LA ROMANA, Dominican Republic (Reuters) - For four generations Banesa Blemi's family, descendants of Haitian immigrants, put down roots as low-wage sugar cane cutters in their adopted homeland, and came to consider themselves Dominicans.

Then, last month the country's Constitutional Court issued a decision effectively denationalizing Blemi and her family, along with an estimated 250,000 fellow immigrants born after 1929.

"I have no country. What will become of me?" said Blemi, 27, standing with relatives outside the family's wooden shack near La Romana, the heart of the Dominican Republic's sugar cane industry and one of the Caribbean's top tourist resorts.

"We are Dominicans - we have never been to Haiti. We were born and raised here. We don't even speak Creole," she said, referring to Haiti's native tongue.

The September 23 court ruling retroactively denies Dominican nationality to anyone born after 1929 who does not have at least one parent of Dominican blood, under a constitutional clause declaring all others to be either in the country illegally or "in transit."

The judgment is final, but human rights groups plan to challenge it before the Inter-American Court of Human Rights, where it could in theory still be overuled.

Dominican President Danilo Medina appeared to distance himself from the ruling this week after he met with human rights groups. "I don't know if legally an injustice has been committed, but there's a human problem we have to solve," he said.

An immigrant census released earlier this year estimated there were 245,000 Dominican-born, first-generation children of immigrants living in the country. But the number affected by the ruling is likely to be exponentially higher, activists said, because it applies to other generations as well, such as Blemi and her children.

The vast majority of immigrant children - 210,000 - were of Haitian descent. It's estimated there are another 460,000 non-native Haitian migrants living in the country.

Mu-Kien Adriana Sang Ben, a noted Dominican historian and author, said the court sought to normalize a complicated migratory system but had only created an even more "serious and grave situation," with unintended consequences.

"This affects the sons and daughter of immigrants of not just Haitians, but Jews, Europeans, Chinese - the entire country," she told Reuters.

Sang's father was a Chinese immigrant who arrived in 1936 and became a legal resident before starting his family.

National Human Rights Commission President Manuel Maria Mercedes said the court clearly targeted the descendants of Haitians with the ruling: "This is racism and xenophobia."

The ruling touches a centuries-old nerve in the Dominican Republic, stemming from the country's occupation by neighbouring Haiti in the early 19th century.

After Haiti won its independence in 1804 from France in a bloody revolution led by former slaves, Haitian troops occupied the Dominican Republic, then ruled by Spain, for 22 years, from 1822 to 1844, when the country won its own independence. Dominican school textbooks recount atrocities committed by Haitian troops during the occupation.

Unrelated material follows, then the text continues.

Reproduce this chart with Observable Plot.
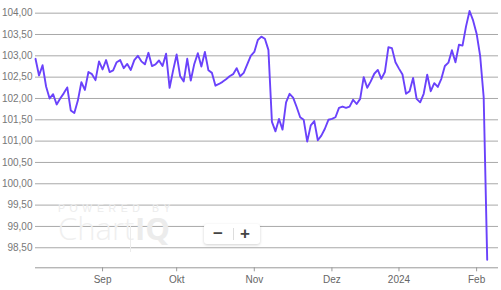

Many poor Haitians continued to find work in the Dominican sugar cane fields though deep mistrust persisted. In 1937 Dominican dictator Rafael Trujillo sought to drive out the Haitians, resulting in a slaughter estimated at anywhere between 5,000 and 30,000 men, women and children.

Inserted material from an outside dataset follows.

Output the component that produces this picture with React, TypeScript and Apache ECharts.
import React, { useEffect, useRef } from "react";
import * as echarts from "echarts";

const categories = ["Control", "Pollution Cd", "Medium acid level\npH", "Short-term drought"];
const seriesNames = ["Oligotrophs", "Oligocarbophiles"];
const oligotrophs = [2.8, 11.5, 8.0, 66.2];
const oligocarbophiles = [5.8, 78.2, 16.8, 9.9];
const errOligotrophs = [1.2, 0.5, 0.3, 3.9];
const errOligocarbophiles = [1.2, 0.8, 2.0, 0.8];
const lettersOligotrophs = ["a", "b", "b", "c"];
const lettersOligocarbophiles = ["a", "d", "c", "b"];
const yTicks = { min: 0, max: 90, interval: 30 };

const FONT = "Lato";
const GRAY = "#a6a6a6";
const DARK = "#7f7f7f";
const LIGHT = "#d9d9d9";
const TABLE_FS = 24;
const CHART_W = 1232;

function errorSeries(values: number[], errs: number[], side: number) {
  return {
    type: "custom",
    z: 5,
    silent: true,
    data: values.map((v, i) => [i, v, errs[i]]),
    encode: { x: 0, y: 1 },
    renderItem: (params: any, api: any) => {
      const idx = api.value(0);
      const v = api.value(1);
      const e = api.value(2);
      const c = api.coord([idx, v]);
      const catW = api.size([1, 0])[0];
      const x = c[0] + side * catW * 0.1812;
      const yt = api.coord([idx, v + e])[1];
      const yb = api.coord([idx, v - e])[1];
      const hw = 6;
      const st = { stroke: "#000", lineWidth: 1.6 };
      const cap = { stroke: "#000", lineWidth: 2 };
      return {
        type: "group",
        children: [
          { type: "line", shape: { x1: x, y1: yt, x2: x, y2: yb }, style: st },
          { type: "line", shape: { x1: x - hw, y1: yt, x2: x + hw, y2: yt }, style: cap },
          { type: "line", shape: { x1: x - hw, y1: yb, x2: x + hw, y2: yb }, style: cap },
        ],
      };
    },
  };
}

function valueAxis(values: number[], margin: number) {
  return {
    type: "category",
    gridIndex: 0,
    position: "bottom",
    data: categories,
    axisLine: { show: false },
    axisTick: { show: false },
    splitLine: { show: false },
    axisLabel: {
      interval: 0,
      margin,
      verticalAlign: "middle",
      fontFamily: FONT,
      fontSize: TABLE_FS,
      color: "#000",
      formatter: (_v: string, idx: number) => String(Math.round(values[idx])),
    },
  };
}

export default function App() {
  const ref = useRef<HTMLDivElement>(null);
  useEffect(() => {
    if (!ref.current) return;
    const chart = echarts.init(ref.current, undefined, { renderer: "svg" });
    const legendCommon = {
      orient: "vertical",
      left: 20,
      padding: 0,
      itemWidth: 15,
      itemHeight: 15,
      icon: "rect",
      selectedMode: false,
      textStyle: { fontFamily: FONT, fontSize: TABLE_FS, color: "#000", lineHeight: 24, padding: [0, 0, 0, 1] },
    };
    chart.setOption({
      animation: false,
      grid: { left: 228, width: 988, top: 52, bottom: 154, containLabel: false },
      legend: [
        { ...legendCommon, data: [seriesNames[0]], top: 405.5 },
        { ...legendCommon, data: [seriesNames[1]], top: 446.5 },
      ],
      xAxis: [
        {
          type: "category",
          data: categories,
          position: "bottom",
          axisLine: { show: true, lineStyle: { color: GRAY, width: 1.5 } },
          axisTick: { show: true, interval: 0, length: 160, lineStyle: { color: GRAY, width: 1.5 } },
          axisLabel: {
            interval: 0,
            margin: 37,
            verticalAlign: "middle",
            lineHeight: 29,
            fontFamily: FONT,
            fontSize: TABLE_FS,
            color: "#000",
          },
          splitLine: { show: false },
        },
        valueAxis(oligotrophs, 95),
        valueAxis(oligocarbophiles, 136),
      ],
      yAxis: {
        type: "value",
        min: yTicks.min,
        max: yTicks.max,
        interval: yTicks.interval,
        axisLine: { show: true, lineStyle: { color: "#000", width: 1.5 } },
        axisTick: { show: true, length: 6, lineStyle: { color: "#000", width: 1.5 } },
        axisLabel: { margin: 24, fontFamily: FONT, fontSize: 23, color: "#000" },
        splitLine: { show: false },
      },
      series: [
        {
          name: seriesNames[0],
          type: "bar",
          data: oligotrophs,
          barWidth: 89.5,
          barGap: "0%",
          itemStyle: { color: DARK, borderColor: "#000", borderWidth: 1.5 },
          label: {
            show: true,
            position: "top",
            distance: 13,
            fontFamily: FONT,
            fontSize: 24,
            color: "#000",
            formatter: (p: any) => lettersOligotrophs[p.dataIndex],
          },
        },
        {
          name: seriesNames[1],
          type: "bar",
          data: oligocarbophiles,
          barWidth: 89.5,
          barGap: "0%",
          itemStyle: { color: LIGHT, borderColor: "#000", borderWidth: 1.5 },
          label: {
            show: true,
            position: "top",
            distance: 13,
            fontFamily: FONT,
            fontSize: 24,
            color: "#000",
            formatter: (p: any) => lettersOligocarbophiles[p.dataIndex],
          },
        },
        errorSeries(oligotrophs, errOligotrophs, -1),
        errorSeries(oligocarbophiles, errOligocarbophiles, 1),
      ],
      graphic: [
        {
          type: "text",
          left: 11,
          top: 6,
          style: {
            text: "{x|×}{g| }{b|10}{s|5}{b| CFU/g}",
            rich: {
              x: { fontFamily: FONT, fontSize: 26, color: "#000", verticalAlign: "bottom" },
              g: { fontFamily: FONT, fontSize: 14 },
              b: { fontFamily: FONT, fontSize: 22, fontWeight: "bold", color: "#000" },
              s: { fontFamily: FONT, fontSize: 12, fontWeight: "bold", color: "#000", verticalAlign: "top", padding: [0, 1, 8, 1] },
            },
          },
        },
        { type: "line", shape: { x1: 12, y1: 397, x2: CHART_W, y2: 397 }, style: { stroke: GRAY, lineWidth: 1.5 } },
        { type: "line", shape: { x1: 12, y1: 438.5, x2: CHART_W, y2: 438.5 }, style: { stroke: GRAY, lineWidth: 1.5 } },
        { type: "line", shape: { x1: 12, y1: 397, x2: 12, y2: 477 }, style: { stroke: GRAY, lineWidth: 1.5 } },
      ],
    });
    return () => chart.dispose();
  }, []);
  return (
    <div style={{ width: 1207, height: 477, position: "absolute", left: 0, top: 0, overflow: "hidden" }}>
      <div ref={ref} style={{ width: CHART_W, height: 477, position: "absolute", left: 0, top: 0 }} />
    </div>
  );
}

The country is evenly divided over the citizenship issue, according to one poll.

The Dominican Republic, which has a population of about 10 million, has long complained of illegal migration of undocumented workers from its impoverished neighbour, even as it benefits from a steady source of cheap labour.

Most of those affected are the descendants of Haitians who moved to the Dominican Republic to work in the sugar cane fields. Many used a temporary worker's card issued by the former state sugar company as proof of their residence in order to register their offspring.

For decades, the government granted citizenship to all children born on Dominican soil, except those considered in transit, such as foreign diplomats posted in the country. The children of hundreds of thousands of immigrants were automatically granted citizenship once their birth was registered.

But in 2004, the government introduced a migration law that expanded definition of "in transit" to include the children of immigrant citizens without documentation. The government formalized that distinction in 2010 when it passed a new constitution.

"How can you be in transit for 40 years? Transit means coming through the airport for a brief stay on the way to somewhere else," said Eduardo Gamarra, a Caribbean expert at Florida International University in Miami who has done government consulting work in both Haiti and the Dominican Republic.

A network of human rights activists are drafting a letter to Secretary of State John Kerry and working to petition the Inter-American Commission on Human Rights and the U.N. Human Rights Committee based on alleged violations of international law.

Human rights groups successfully sued the Dominican government previously in the Inter-American Court on Human Rights with regard to the same issue. In 2005 the court ruled the government could not use a parent's in-transit status as a reason to deny citizenship.

The U.N. has already expressed concern that the ruling could create a human rights crisis.

The decision could have "disastrous" implications, leaving those affected "stateless and without access to basic services for which identity documents are required," Ravina Shamdasani, spokesperson for the Office of the High Commissioner for Human Rights, told reporters in Geneva.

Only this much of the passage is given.